= Dr. Fritz =

Hypothetical German surgeon

Adolf Fritz, generally called Dr. Fritz (Munich, ? - Estonia, 1918), was a hypothetical German surgeon whose spirit has allegedly been channeled by several Brazilian psychic surgeons, starting with Zé Arigó in the 1950s and continuing up to the present. There is no evidence that he actually existed.

==Alleged manifestations==
In the 1950s, psychic surgeon Zé Arigó (1918-1971) claimed to be operating as a channel for the spirit of a Dr. Adolf Fritz, a German doctor who had died in World War I. Arigó became famous in Brazil and abroad, and was the subject of documentaries and books.

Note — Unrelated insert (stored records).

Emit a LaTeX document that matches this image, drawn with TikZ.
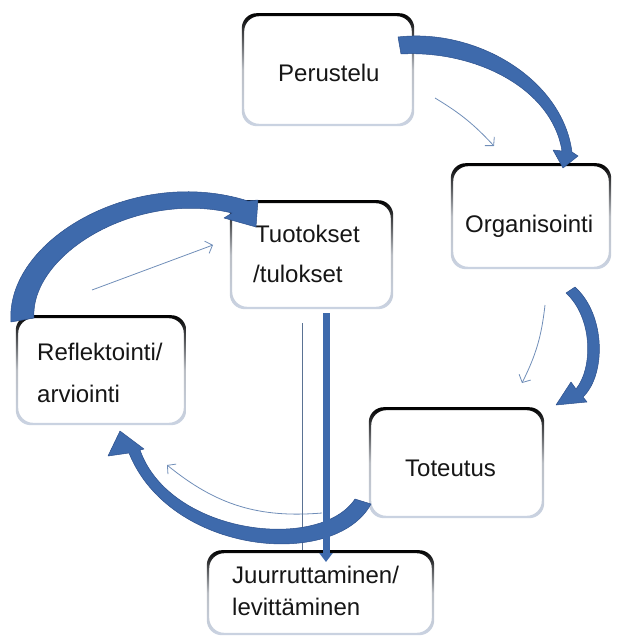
\documentclass[tikz,border=0pt]{standalone}
\usepackage{fontspec}
\setmainfont{Liberation Sans}
\usetikzlibrary{arrows.meta,calc}

\definecolor{flowblue}{RGB}{62,106,172}
\definecolor{flowedge}{RGB}{44,80,140}
\definecolor{thinblue}{RGB}{112,142,184}
\definecolor{rimlight}{RGB}{202,211,226}
\definecolor{inktext}{RGB}{22,22,22}

\begin{document}
\begin{tikzpicture}[x=1pt,y=-1pt,
  stage/.style={rectangle, rounded corners=14pt, fill=white, outer sep=0pt, inner sep=0pt},
  boxtext/.style={anchor=base west, inner sep=0pt, font=\fontsize{24}{28}\selectfont, text=inktext},
  bigflow/.style={fill=flowblue, draw=flowedge, line width=0.5pt, line join=round},
  thinflow/.style={draw=thinblue, line width=0.8pt, -{Straight Barb[length=6pt,width=13pt]}},
]
\useasboundingbox (0,0) rectangle (616,636);

% stages of the cycle
\node[stage, minimum width=170pt, minimum height=110pt]   (per) at (328,70)    {};
\node[stage, minimum width=158pt, minimum height=103pt]   (org) at (531,216.5) {};
\node[stage, minimum width=161pt, minimum height=106pt]   (tuo) at (311.5,255) {};
\node[stage, minimum width=168pt, minimum height=107pt]   (ref) at (101,370.5) {};
\node[stage, minimum width=173pt, minimum height=108pt]   (tot) at (456.5,463) {};
\node[stage, minimum width=225pt, minimum height=82pt]    (juu) at (320.5,593) {};

% frames: dark along the top, fading to a pale rim below
\foreach \b in {per,org,tuo,ref,tot,juu}{
  \shade[top color=black, bottom color=rimlight, middle color=rimlight!70!black!60,
         even odd rule, rounded corners=15pt]
    ($(\b.north west)+(-1.2,-1.8)$) rectangle ($(\b.south east)+(1.2,1.2)$)
    ($(\b.north west)+(1.2,1.2)$) rectangle ($(\b.south east)+(-1.2,-1.2)$);
}

% labels
\node[boxtext] (per-t)  at (278,82)  {Perustelu};
\node[boxtext] (org-t)  at (465,233) {Organisointi};
\node[boxtext] (tuo-t1) at (255,242) {Tuotokset};
\node[boxtext] (tuo-t2) at (253,282) {/tulokset};
\node[boxtext] (ref-t1) at (37,360)  {Reflektointi/};
\node[boxtext] (ref-t2) at (37,402)  {arviointi};
\node[boxtext] (tot-t)  at (405,476) {Toteutus};
\node[boxtext] (juu-t1) at (232,583) {Juurruttaminen/};
\node[boxtext] (juu-t2) at (232,615) {levittäminen};

% thin connectors
\coordinate (p1) at (435,98);  \coordinate (q1) at (494,146);
\coordinate (p2) at (545,305); \coordinate (q2) at (522,383);
\coordinate (p3) at (322,513); \coordinate (q3) at (167,465);
\coordinate (p4) at (92,290);  \coordinate (q4) at (213,245);
\draw[thinflow] (p1) to[bend left=8]  (q1);
\draw[thinflow] (p2) to[bend left=10] (q2);
\draw[thinflow] (p3) to[bend left=22] (q3);
\draw[thinflow] (p4) -- (q4);
\draw[draw=thinblue!80!black, line width=0.8pt]
  ($(tuo.south)+(-9.5,15)$) -- ($(juu.north)+(-18.5,-2)$);

% broad curved arrows between the stages
% Perustelu -> Organisointi
\fill[bigflow] (398,37) .. controls (475,28) and (562,78) .. (572,152)
  -- (578,156) -- (563,168) -- (553,150) -- (562,151)
  .. controls (552,88) and (475,50) .. (401,54) -- cycle;
% Organisointi -> Toteutus
\fill[bigflow] (566,293) -- (575,287) .. controls (606,315) and (606,375) .. (583,397)
  -- (587,402) -- (556,405) -- (571,382) -- (576,389)
  .. controls (593,368) and (593,318) .. (566,293) -- cycle;
% Toteutus -> Reflektointi
\fill[bigflow] (355,499) -- (371,504) .. controls (335,570) and (170,555) .. (129,453)
  -- (108,456) -- (120,431) -- (144,449) -- (140,450)
  .. controls (170,535) and (320,552) .. (355,499) -- cycle;
% Reflektointi -> Tuotokset
\fill[bigflow] (11,322) .. controls (5,240) and (135,165) .. (248,201)
  -- (258,200) -- (256,227) -- (224,218) -- (232,213)
  .. controls (135,190) and (30,255) .. (34,318) -- cycle;
% Tuotokset -> Juurruttaminen
\draw[draw=flowblue, line width=7pt, -{Triangle[width=13pt,length=9pt]}]
  ($(tuo.south)+(14.5,5)$) -- ($(juu.north)+(5.5,10)$);

\end{tikzpicture}
\end{document}
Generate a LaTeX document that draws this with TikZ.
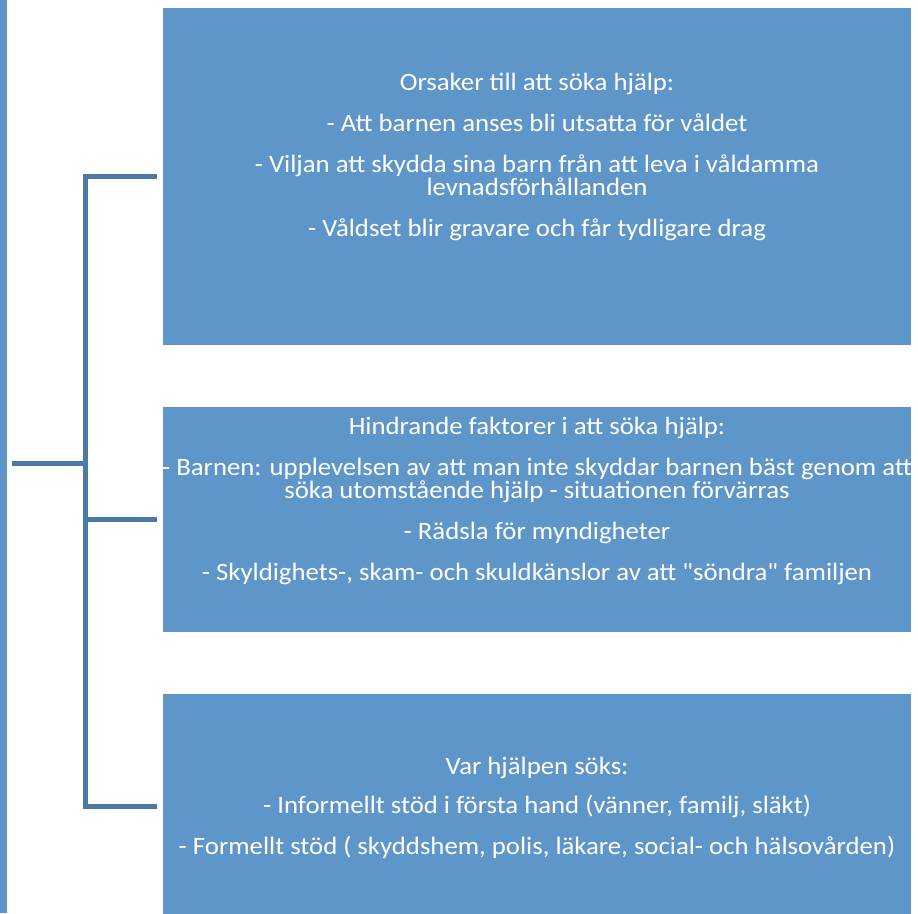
\documentclass[tikz,border=0pt]{standalone}
\usepackage{fontspec}
\newfontfamily\boxfont{Carlito}[FakeStretch=1.07]
\definecolor{boxblue}{HTML}{5F96C9}
\definecolor{linkblue}{HTML}{4D79A8}
\begin{document}
\begin{tikzpicture}[x=1pt,y=-1pt,
  boxstyle/.style={fill=boxblue, draw=none, inner sep=0pt, anchor=north west},
  txt/.style={text=white, align=center, font=\boxfont\fontsize{25}{23}\selectfont, inner sep=0pt},
  link/.style={draw=linkblue, line width=5pt}]
\path[use as bounding box, clip] (0,0) rectangle (918,913);
\fill[boxblue] (0,0) rectangle (7,913);
\node[boxstyle, minimum width=748pt, minimum height=337pt] (b1) at (163,8) {};
\node[boxstyle, minimum width=748pt, minimum height=225pt] (b2) at (163,407) {};
\node[boxstyle, minimum width=748pt, minimum height=224pt] (b3) at (163,694) {};
\node[txt] (t1) at (537,157) {Orsaker till att söka hjälp:\\[18pt]
- Att barnen anses bli utsatta för våldet\\[18pt]
- Viljan att skydda sina barn från att leva i våldamma\\ levnadsförhållanden\\[18pt]
- Våldset blir gravare och får tydligare drag};
\node[txt] (t2) at (537,501) {Hindrande faktorer i att söka hjälp:\\[18pt]
- Barnen: upplevelsen av att man inte skyddar barnen bäst genom att\\ söka utomstående hjälp - situationen förvärras\\[18pt]
- Rädsla för myndigheter\\[18pt]
- Skyldighets-, skam- och skuldkänslor av att "söndra" familjen};
\node[txt] (t3) at (537,808) {Var hjälpen söks:\\[16pt]
- Informellt stöd i första hand (vänner, familj, släkt)\\[18pt]
- Formellt stöd ( skyddshem, polis, läkare, social- och hälsovården)};
\coordinate (root) at (12,463);
\coordinate (j) at (85,463);
\coordinate (e1) at ([xshift=-6pt]b1.west);
\coordinate (e2) at ([xshift=-6pt]b2.west);
\coordinate (e3) at ([xshift=-6pt]b3.west);
\draw[link] (root) -- (j);
\draw[link] (e1) -- (j |- e1) -- (j |- e3) -- (e3);
\draw[link] (j |- e2) -- (e2);
\end{tikzpicture}
\end{document}
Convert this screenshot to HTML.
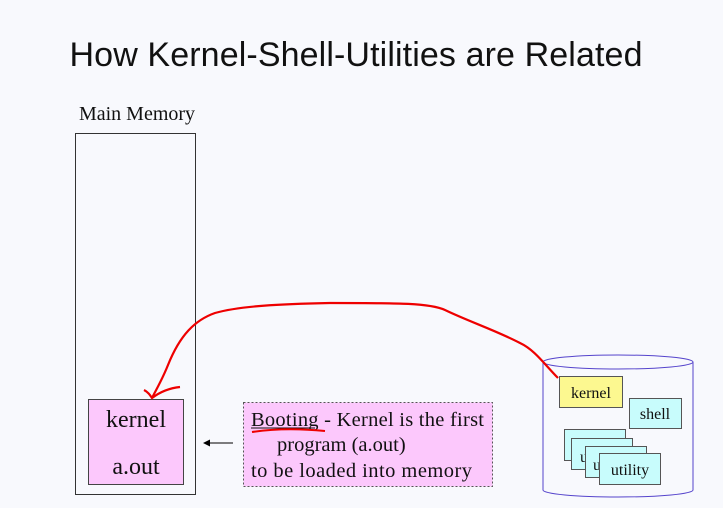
<!DOCTYPE html>
<html><head><style>
body{margin:0;background:#f8f9fd;}
svg{display:block}
</style></head><body>
<svg width="723" height="508" xmlns="http://www.w3.org/2000/svg">
<rect width="723" height="508" fill="#f8f9fd"/>
<text x="356" y="66" text-anchor="middle" font-family="Liberation Sans, sans-serif" font-size="34" textLength="573" fill="#111">How Kernel-Shell-Utilities are Related</text>
<text x="137" y="120" text-anchor="middle" font-family="Liberation Serif, serif" font-size="20" fill="#111">Main Memory</text>
<rect x="75.5" y="133.5" width="120" height="361" fill="none" stroke="#333" stroke-width="1"/>
<rect x="88.5" y="399.5" width="95" height="85" fill="#fcc8fc" stroke="#444" stroke-width="1"/>
<text x="136" y="427" text-anchor="middle" font-family="Liberation Serif, serif" font-size="24" fill="#111">kernel</text>
<text x="136" y="474" text-anchor="middle" font-family="Liberation Serif, serif" font-size="24" fill="#111">a.out</text>
<line x1="233" y1="443" x2="204" y2="443" stroke="#000" stroke-width="1"/>
<path d="M203 443 l7 -3.5 v7z" fill="#000"/>
<rect x="243.5" y="402.5" width="249" height="84" fill="#fcc8fc" stroke="#555" stroke-width="1" stroke-dasharray="2,2"/>
<g font-family="Liberation Serif, serif" font-size="20.5" fill="#111">
<text x="251" y="426" textLength="233">Booting - Kernel is the first</text>
<text x="277" y="451">program (a.out)</text>
<text x="251" y="477" textLength="221">to be loaded  into memory</text>
</g>
<line x1="251" y1="428" x2="315" y2="428" stroke="#111"/>
<path d="M252 432 Q285 427 325 431" stroke="#e00" stroke-width="2" fill="none"/>
<path d="M543 362 V490 A75 7 0 0 0 693 490 V362" fill="#f8f9fd" stroke="#5544cc" stroke-width="1"/>
<ellipse cx="618" cy="362" rx="75" ry="7" fill="#f8f9fd" stroke="#5544cc" stroke-width="1"/>
<g font-family="Liberation Serif, serif" font-size="16" fill="#111">
<rect x="559.5" y="376.5" width="63" height="31" fill="#fcf890" stroke="#555"/>
<text x="591" y="398" text-anchor="middle">kernel</text>
<rect x="629.5" y="398.5" width="52" height="30" fill="#c8fcfc" stroke="#555"/>
<text x="655" y="419" text-anchor="middle">shell</text>
<rect x="564.5" y="429.5" width="61" height="31" fill="#c8fcfc" stroke="#555"/>
<rect x="571.5" y="438.5" width="61" height="31" fill="#c8fcfc" stroke="#555"/>
<text x="580" y="462">u</text>
<rect x="585.5" y="446.5" width="61" height="31" fill="#c8fcfc" stroke="#555"/>
<text x="593" y="470">u</text>
<rect x="599.5" y="453.5" width="61" height="31" fill="#c8fcfc" stroke="#555"/>
<text x="630" y="475" text-anchor="middle">utility</text>
</g>
<path d="M558 378 C545 365 535 350 520 343 C495 330 470 322 445 310 C430 303 400 303 330 303 C280 304 240 306 215 313 C195 320 180 335 168 365 C162 380 156 390 152 398" stroke="#e00" stroke-width="2.2" fill="none"/>
<path d="M144 390 C148 392 150 395 152 398 C160 392 170 388 180 387" stroke="#e00" stroke-width="2.2" fill="none"/>
</svg>
</body></html>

After Arigó's death in a car accident, two brothers, Oscar and Edivaldo Wilde, claimed to channel the spirit of Dr. Fritz. Their careers were cut short when both died in violent car crashes.

Following them was Edson Queiroz, a gynecologist. Queiroz treated hundreds of thousands of patients in the guise of Dr. Fritz, while further advancing the techniques of Arigó. He, too, met a violent death at the hand of a knife-wielding assailant.

After Queiroz's death, Dr. Fritz has been allegedly channeled by a Rubens Farias Jr. (1954- ) of São Paulo; who claims that Dr. Fritz has predicted his own violent death.

Other alleged mediums, including one Kléber Aran Ferreira da Silva have claimed to be able to channel Dr. Fritz.

Exhaustive research has found no mention of a doctor with any of those names in German records.